The good news is that the technology to save livable ecology without undermining mass life quality and living standards exists and is fully viable. Stanford engineering professor Mark Jacobson and University of California-Davis research scientist Mark Delucchi have shown that humanity could convert to a completely renewable-based energy system by 2030 if nations would rely on technologies vetted by scientists rather than those promoted by industries. Jacobson and Delucchi’s plan to have 100% of the world’s energy supplied by wind, water, and solar (WWS) sources by 2030 calls for millions of wind turbines, water machines, and solar installations. “The numbers are large,” they write, “but the scale is not an insurmountable hurdle: society has achieved massive transformations before. During World War II, the U.S. retooled its automobile factories to produce 300,000 aircraft, and other countries produced 486,000 more. In 1956, the U.S. began building the Interstate Highway System, which after 35 years extended for 47,000 miles, changing commerce and society.”

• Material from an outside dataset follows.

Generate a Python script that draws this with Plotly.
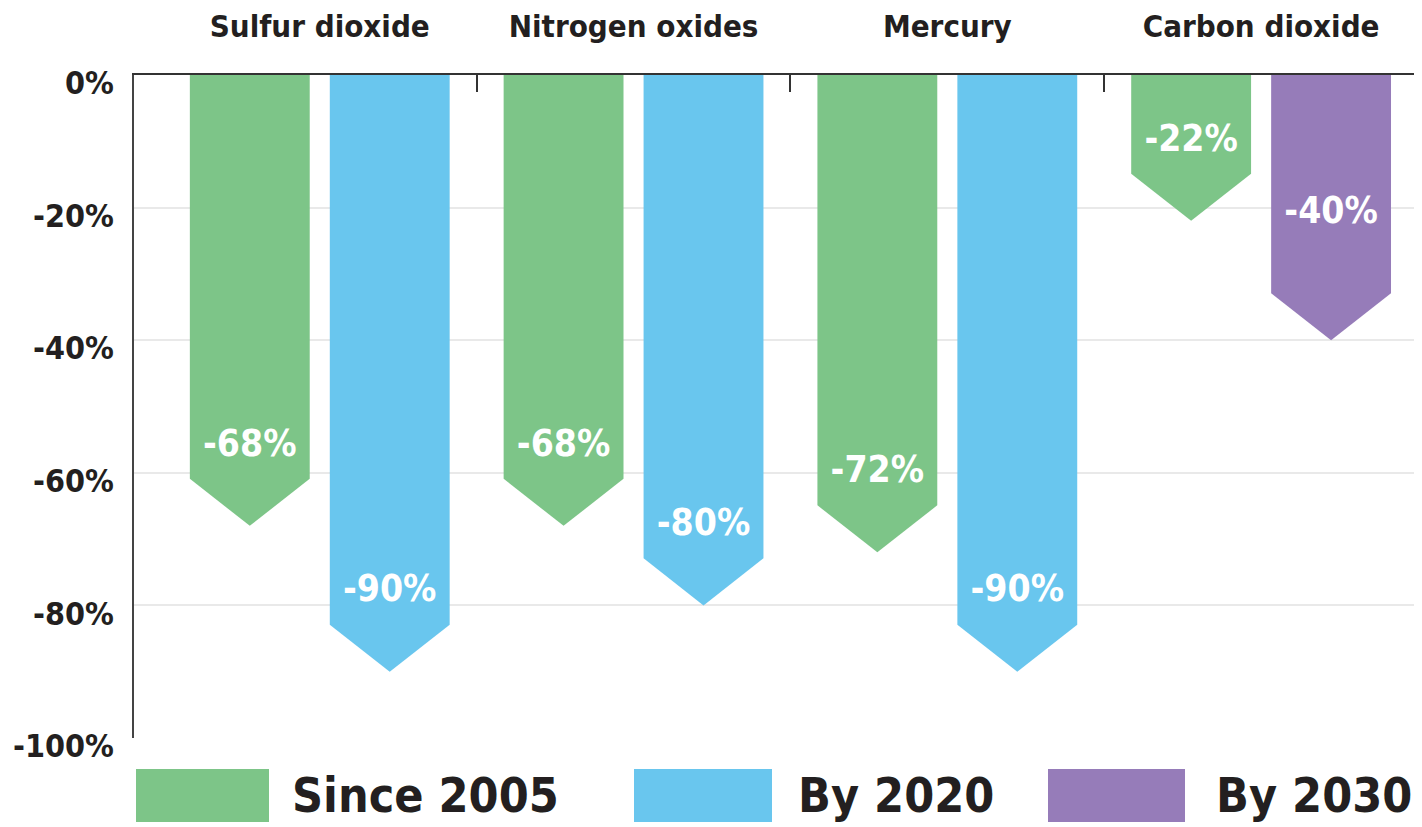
import plotly.graph_objects as go

# ---- data ----
categories = ["Sulfur dioxide", "Nitrogen oxides", "Mercury", "Carbon dioxide"]
since_2005 = [-68, -68, -72, -22]
target_values = [-90, -80, -90, -40]
target_series = ["By 2020", "By 2020", "By 2020", "By 2030"]
legend_names = ["Since 2005", "By 2020", "By 2030"]
y_ticks = [0, -20, -40, -60, -80, -100]
y_tick_text = ["0%", "-20%", "-40%", "-60%", "-80%", "-100%"]

# ---- style ----
COLORS = {"Since 2005": "#7DC588", "By 2020": "#69C6EE", "By 2030": "#967CB9"}
FONT = "DejaVu Sans Condensed, DejaVu Sans"
PAGE_OFF = 8                     # default body margin of the html page
W, H = 1422 - PAGE_OFF, 827 - PAGE_OFF
L, R, T, B = 134 - PAGE_OFF, 4, 75 - PAGE_OFF, 89
OFFSET = 0.223      # half distance between paired bars (category units)
HALF_W = 0.191      # half bar width (category units)
HEAD = 7.1          # arrow head height (value units)
label_offsets = [12, 12, 12, 12]
target_label_offsets = [12, 12, 12, 19]


def fnt(size, color="#231F20"):
    return dict(family=FONT, size=size, color=color, weight="bold")


fig = go.Figure()


def arrow(xc, v, color):
    xl, xr = xc - HALF_W, xc + HALF_W
    yb = v + HEAD
    return go.Scatter(
        x=[xl, xr, xr, xc, xl, xl],
        y=[0, 0, yb, v, yb, 0],
        mode="lines", fill="toself", fillcolor=color,
        line=dict(width=0, color=color), hoverinfo="skip", showlegend=False,
    )


lab_x, lab_y, lab_t = [], [], []
for i, cat in enumerate(categories):
    v1 = since_2005[i]
    fig.add_trace(arrow(i - OFFSET, v1, COLORS["Since 2005"]))
    lab_x.append(i - OFFSET); lab_y.append(v1 + label_offsets[i]); lab_t.append(f"{v1}%")
    v2 = target_values[i]
    fig.add_trace(arrow(i + OFFSET, v2, COLORS[target_series[i]]))
    lab_x.append(i + OFFSET); lab_y.append(v2 + target_label_offsets[i]); lab_t.append(f"{v2}%")

fig.add_trace(go.Scatter(
    x=lab_x, y=lab_y, text=lab_t, mode="text",
    textfont=fnt(37, "white"),
    hoverinfo="skip", showlegend=False,
))

# helper trace on xaxis2 for boundary ticks
fig.add_trace(go.Scatter(x=[0], y=[0], xaxis="x2", mode="markers",
                         marker=dict(opacity=0), hoverinfo="skip", showlegend=False))

pw = W - L - R
ph = H - T - B


def px_x(px):
    return (px - PAGE_OFF - L) / pw


def px_y(py):
    return (H - B - (py - PAGE_OFF)) / ph


# custom legend
legend_geom = [(136, 269, 290), (634, 772, 796), (1048, 1185, 1214)]
for name, (x0, x1, tx) in zip(legend_names, legend_geom):
    fig.add_shape(type="rect", xref="paper", yref="paper",
                  x0=px_x(x0), x1=px_x(x1), y0=px_y(822), y1=px_y(769),
                  fillcolor=COLORS[name], line=dict(width=0), layer="above")
    fig.add_annotation(xref="paper", yref="paper", x=px_x(tx), y=px_y(795),
                       xanchor="left", yanchor="middle", text=name, showarrow=False,
                       font=fnt(48))

fig.update_layout(
    width=W, height=H,
    margin=dict(l=L, r=R, t=T, b=B, pad=0),
    plot_bgcolor="white", paper_bgcolor="white",
    showlegend=False,
    xaxis=dict(
        range=[-0.592, 3.5], side="top", automargin=False,
        tickvals=list(range(len(categories))), ticktext=categories,
        ticks="", showgrid=False, zeroline=False,
        showline=True, linecolor="#333333", linewidth=2,
        tickfont=fnt(31),
        ticklabelstandoff=24,
    ),
    xaxis2=dict(
        overlaying="x", matches="x", side="top", automargin=False,
        range=[-0.592, 3.5],
        tickvals=[0.5, 1.5, 2.5, 3.5], ticks="inside", ticklen=17, tickwidth=2,
        tickcolor="#333333", showticklabels=False, showgrid=False, zeroline=False,
        showline=False,
    ),
    yaxis=dict(
        range=[-100, 0], automargin=False,
        tickvals=y_ticks, ticktext=y_tick_text,
        ticks="", showgrid=True, gridcolor="#E9E9E9", gridwidth=2,
        zeroline=False, showline=True, linecolor="#444444", linewidth=1.5,
        tickfont=fnt(32),
        ticklabelstandoff=12, ticklabelshift=8,
    ),
)

fig.write_html("out.html")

The chief barrier is social and political: the global rule of a highly organized, wealthy and plutocratic capitalist corporate and financial elite that can brook no serious public and populace interference with the unfettered reign of the so-called free market, even where and when such interference is desperately and urgently required to save prospects for a decent human future.

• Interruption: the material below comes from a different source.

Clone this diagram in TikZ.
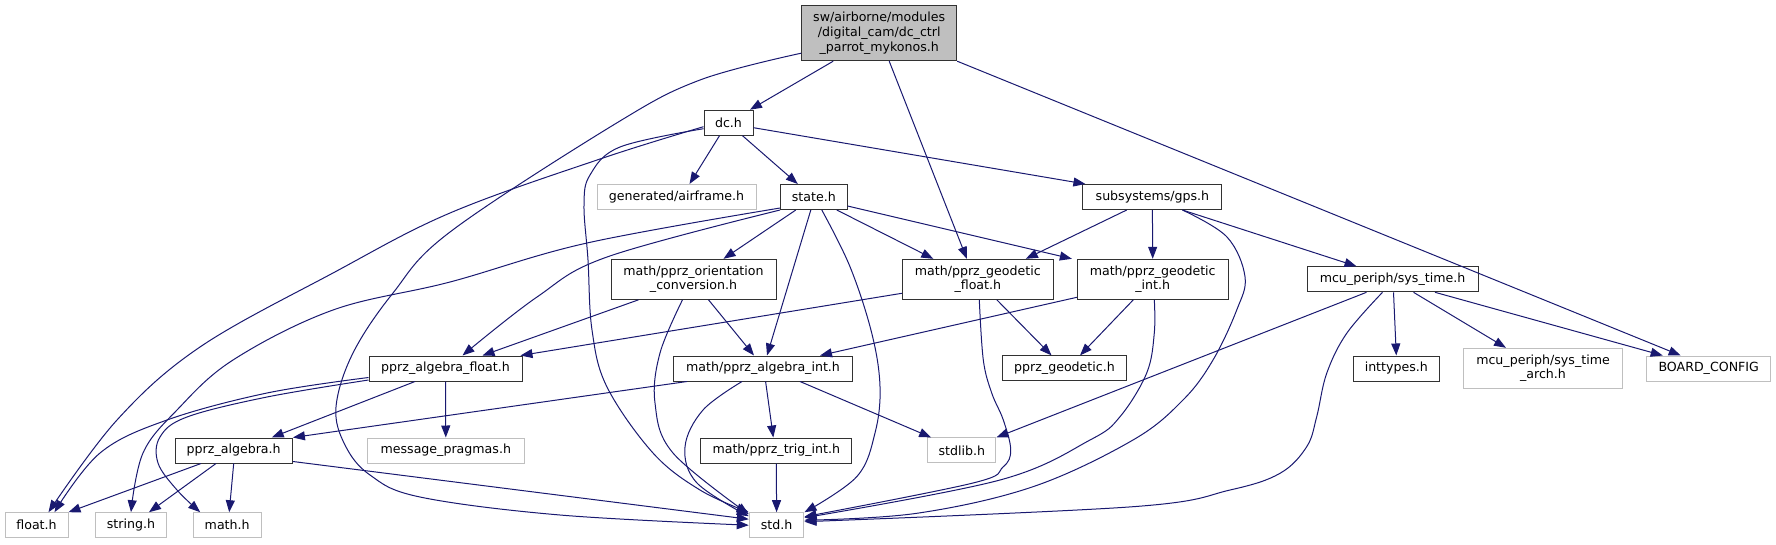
\documentclass[tikz,border=0pt]{standalone}
\usepackage{fontspec}
\setmainfont{DejaVu Sans}
\usetikzlibrary{arrows.meta}
\definecolor{EdgeBlue}{RGB}{25,25,112}
\definecolor{NodeGray}{RGB}{191,191,191}
\definecolor{BoxLine}{RGB}{50,50,50}
\tikzset{
  hdr/.style={draw=BoxLine,line width=1pt,fill=white,inner sep=0pt,
    minimum height=25pt,align=center,font=\fontsize{12.6}{14.7}\selectfont},
  sys/.style={hdr,draw=NodeGray},
  dep/.style={->,EdgeBlue,line width=1pt},
  curvy/.style={dep,smooth,tension=0.6}
}
\begin{document}
\begin{tikzpicture}[x=1pt,y=-1pt,>={Triangle[length=12pt,width=9pt]}]
      \useasboundingbox (0,0) rectangle (1776,544);
      % header files
      \node[hdr,fill=NodeGray,minimum width=155pt,minimum height=55pt] (root) at (879.2,33.2)
        {sw/airborne/modules\\/digital\_cam/dc\_ctrl\\\_parrot\_mykonos.h};
      \node[hdr,minimum width=49pt] (dch) at (728.5,122.7) {dc.h};
      \node[sys,minimum width=159pt] (airframe) at (676.5,197) {generated/airframe.h};
      \node[hdr,minimum width=66.5pt] (state) at (813.8,197) {state.h};
      \node[hdr,minimum width=139pt] (gps) at (1152.4,197) {subsystems/gps.h};
      \node[hdr,minimum width=165pt,minimum height=40pt] (orient) at (693.5,279.3)
        {math/pprz\_orientation\\\_conversion.h};
      \node[hdr,minimum width=151pt,minimum height=40pt] (geofloat) at (977.8,279.3)
        {math/pprz\_geodetic\\\_float.h};
      \node[hdr,minimum width=150.7pt,minimum height=40pt] (geoint) at (1152.7,279.3)
        {math/pprz\_geodetic\\\_int.h};
      \node[hdr,minimum width=171pt] (systime) at (1392.5,279.3) {mcu\_periph/sys\_time.h};
      \node[hdr,minimum width=153pt] (algfloat) at (445.5,368.5) {pprz\_algebra\_float.h};
      \node[hdr,minimum width=178.7pt] (algint) at (763,368.5) {math/pprz\_algebra\_int.h};
      \node[hdr,minimum width=124.4pt] (geodetic) at (1064.5,368.4) {pprz\_geodetic.h};
      \node[hdr,minimum width=86pt] (inttypes) at (1396.3,368.5) {inttypes.h};
      \node[sys,minimum width=158.6pt,minimum height=40pt] (arch) at (1543,368.3)
        {mcu\_periph/sys\_time\\\_arch.h};
      \node[sys,minimum width=124pt] (board) at (1708.7,368.5) {BOARD\_CONFIG};
      \node[hdr,minimum width=117.4pt] (algebra) at (233.7,450.5) {pprz\_algebra.h};
      \node[sys,minimum width=157pt] (pragmas) at (445.8,450.5) {message\_pragmas.h};
      \node[hdr,minimum width=150.7pt] (trig) at (776.3,450.5) {math/pprz\_trig\_int.h};
      \node[sys,minimum width=68.3pt] (stdlib) at (961.8,450.4) {stdlib.h};
      \node[sys,minimum width=63pt] (floath) at (36.5,525.2) {float.h};
      \node[sys,minimum width=70.6pt] (stringh) at (131,525.2) {string.h};
      \node[sys,minimum width=68.3pt] (mathh) at (227.2,525.2) {math.h};
      \node[sys,minimum width=54.7pt] (stdh) at (776.6,525.2) {std.h};
      % includes of the root file
      \draw[dep] ([xshift=-46pt]root.south) -- ([xshift=21.5pt]dch.north);
      \draw[dep] ([xshift=10pt]root.south) -- ([xshift=-11pt]geofloat.north);
      \draw[dep] (root.south east) -- ([xshift=-28pt]board.north);
      \draw[curvy] plot coordinates {([yshift=-20pt]root.west) (700,80) (615,124) (450,232) (393,293)
        (353,353) (336,407) (345,445) (370,475) (420,497) (560,515) (stdh.west)};
      % dc.h
      \draw[curvy] plot coordinates {([yshift=-4pt]dch.west) (600,159) (450,213) (333,273) (200,347)
        (117,420) ([xshift=12pt]floath.north)};
      \draw[curvy] plot coordinates {([yshift=-6pt]dch.west) (620,147) (590,175) (584,205) (588,260)
        (592,330) (607,387) (653,453) (700,490) (stdh.north west)};
      \draw[dep] ([xshift=-9pt]dch.south) -- ([xshift=13pt]airframe.north);
      \draw[dep] ([xshift=14pt]dch.south) -- ([xshift=-16pt]state.north);
      \draw[dep] ([yshift=-5pt]dch.east) -- ([xshift=-67pt]gps.north);
      % state.h
      \draw[dep] ([xshift=-18pt]state.south) -- ([xshift=30pt]orient.north);
      \draw[dep] ([xshift=-3pt]state.south) -- ([xshift=4pt]algint.north);
      \draw[curvy] plot coordinates {([xshift=8pt]state.south) (850,266.7) (871.7,333) (880,386.7)
        (875,433) (856.7,476.7) (stdh.north east)};
      \draw[dep] ([xshift=23pt]state.south) -- ([xshift=-44.5pt]geofloat.north);
      \draw[dep] ([yshift=-9pt]state.east) -- ([xshift=-5pt]geoint.north west);
      \draw[curvy] plot coordinates {(state.south west) (607,257) (537,297) ([xshift=17pt]algfloat.north)};
      \draw[curvy] plot coordinates {([yshift=-11pt]state.west) (587,243) (450,282) (333,310) (233,360)
        (177,410) (143,453) (stringh.north)};
      % subsystems/gps.h
      \draw[dep] ([xshift=-25.7pt]gps.south) -- ([xshift=48pt]geofloat.north);
      \draw[dep] (gps.south) -- (geoint.north);
      \draw[dep] ([xshift=30pt]gps.south) -- ([xshift=-36pt]systime.north);
      \draw[curvy] plot coordinates {([xshift=30pt]gps.south) (1226.7,236.7) (1245,276.7) (1236.7,310)
        (1213,360) (1183,400) (1133,440) (1033,486.7) (916.7,513.3) ([yshift=5pt]stdh.east)};
      % geodetic headers
      \draw[dep] ([yshift=-14pt]geofloat.west) -- ([xshift=-2pt]algfloat.north east);
      \draw[dep] ([xshift=19pt]geofloat.south) -- ([xshift=-13pt]geodetic.north);
      \draw[curvy] plot coordinates {([xshift=1.5pt]geofloat.south) (983.3,360) (991.7,393) (1003.3,420)
        (1010.7,450) (1003,467) (973,483) ([yshift=8.5pt]stdh.east)};
      \draw[dep] ([xshift=-19.4pt]geoint.south) -- ([xshift=15.5pt]geodetic.north);
      \draw[dep] ([yshift=-18pt]geoint.west) -- ([xshift=57pt]algint.north);
      \draw[curvy] plot coordinates {([xshift=1.6pt]geoint.south) (1154.3,333) (1146.7,373) (1120,416.7)
        (1090,440) (1000,480) ([yshift=7.5pt]stdh.east)};
      % orientation conversion
      \draw[dep] ([xshift=-55pt]orient.south) -- ([xshift=37pt]algfloat.north);
      \draw[dep] ([xshift=15pt]orient.south) -- ([xshift=-9pt]algint.north);
      \draw[curvy] plot coordinates {([xshift=-11pt]orient.south) (660,353) (655,403) (673,453)
        ([yshift=-2pt]stdh.north west)};
      % sys_time.h
      \draw[dep] ([xshift=-26pt]systime.south) -- (stdlib.north east);
      \draw[curvy] plot coordinates {([xshift=-10pt]systime.south) (1346.7,333.3) (1326.7,373.3)
        (1316.7,416.7) (1306.7,446.7) (1280,473.3) (1230,490) (1133,506.7) ([yshift=3.5pt]stdh.east)};
      \draw[dep] ([xshift=1pt]systime.south) -- (inttypes.north);
      \draw[dep] ([xshift=21pt]systime.south) -- ([xshift=-37pt]arch.north);
      \draw[dep] ([xshift=42.5pt]systime.south) -- ([xshift=-46pt]board.north);
      % algebra headers
      \draw[dep] ([xshift=-76pt]algint.south) -- (algebra.north east);
      \draw[curvy] plot coordinates {([xshift=-21pt]algint.south) (703,410) (685,447) (697,483)
        ([yshift=-4pt]stdh.north west)};
      \draw[dep] ([xshift=2.6pt]algint.south) -- ([xshift=-3pt]trig.north);
      \draw[dep] ([xshift=37pt]algint.south) -- ([xshift=4pt]stdlib.north west);
      \draw[dep] (trig.south) -- (stdh.north);
      \draw[curvy] plot coordinates {([yshift=-9pt]algfloat.west) (267,393) (167,420) (100,453)
        ([xshift=18pt]floath.north)};
      \draw[curvy] plot coordinates {([yshift=-11.5pt]algfloat.west) (267,397) (187,417) (160,437)
        (158,463) (177,490) ([xshift=-27pt]mathh.north)};
      \draw[dep] ([xshift=-30.5pt]algfloat.south) -- ([xshift=38pt]algebra.north);
      \draw[dep] (algfloat.south) -- (pragmas.north);
      \draw[dep] ([xshift=-32.7pt]algebra.south) -- (floath.north east);
      \draw[dep] ([xshift=-17.7pt]algebra.south) -- ([xshift=18pt]stringh.north);
      \draw[dep] (algebra.south) -- ([xshift=2pt]mathh.north);
      \draw[dep] ([yshift=-11pt]algebra.east) -- ([yshift=6pt]stdh.west);
    \end{tikzpicture}
\end{document}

Klein is right. “The really inconvenient truth,” she writes, “is that [global warming] is not about carbon – it’s about capitalism.” Klein hedges her argument a bit with qualifications, suggesting that the problem is “unregulated capitalism” and “free market fundamentalism” and the like.  In reality, through the problem is in fact chaotic, competitive, global, and growth-, really accumulation- and profit-addicted capitalism itself.

Beyond Letter Grades
This is no time for Mandarin-like historical patience.  There’s no more room for waiting like some kind of dispassionate academic observer for Karl Marx’s supposed iron “laws of history” (always a great Hegelian myth) to show us how “capitalism is the midwife of socialism.” Capitalism is cancer, literally and figuratively: an eco-exterminist system of endless upward wealth and power accumulation that is literally wired to destroy life on Earth. And things are moving far too quickly and dangerously to knowingly entertain analogies and reflections on how many centuries it took for Europe to make the transition from feudalism to capitalism. Comrades: capitalism is transitioning humanity and countless other living things into extinction over a shockingly short period of time.

If I’m right about that (I am) and if Klein (reflecting the conclusions of many top climate scientists) is right about us having “a decade” (she probably is) to make the leap, then (considering that Klein published This Changes Everything last year) we have nine years to make an international radical-environmentalist anti-capitalist revolution to preserve the chances for a decent future. We are beyond letter grades and gaining a few yards on a flat field of history at this stage. We’re in pass-fail territory now. We either leap across the chasm or we fall into an abyss. Call me a “catastrophist,” but, to paraphrase Che Guevara, it’s not my fault that reality is urgently Eco-Socialist.

Paul Street’s latest book is They Rule: The 1% v. Democracy (Paradigm, 2014).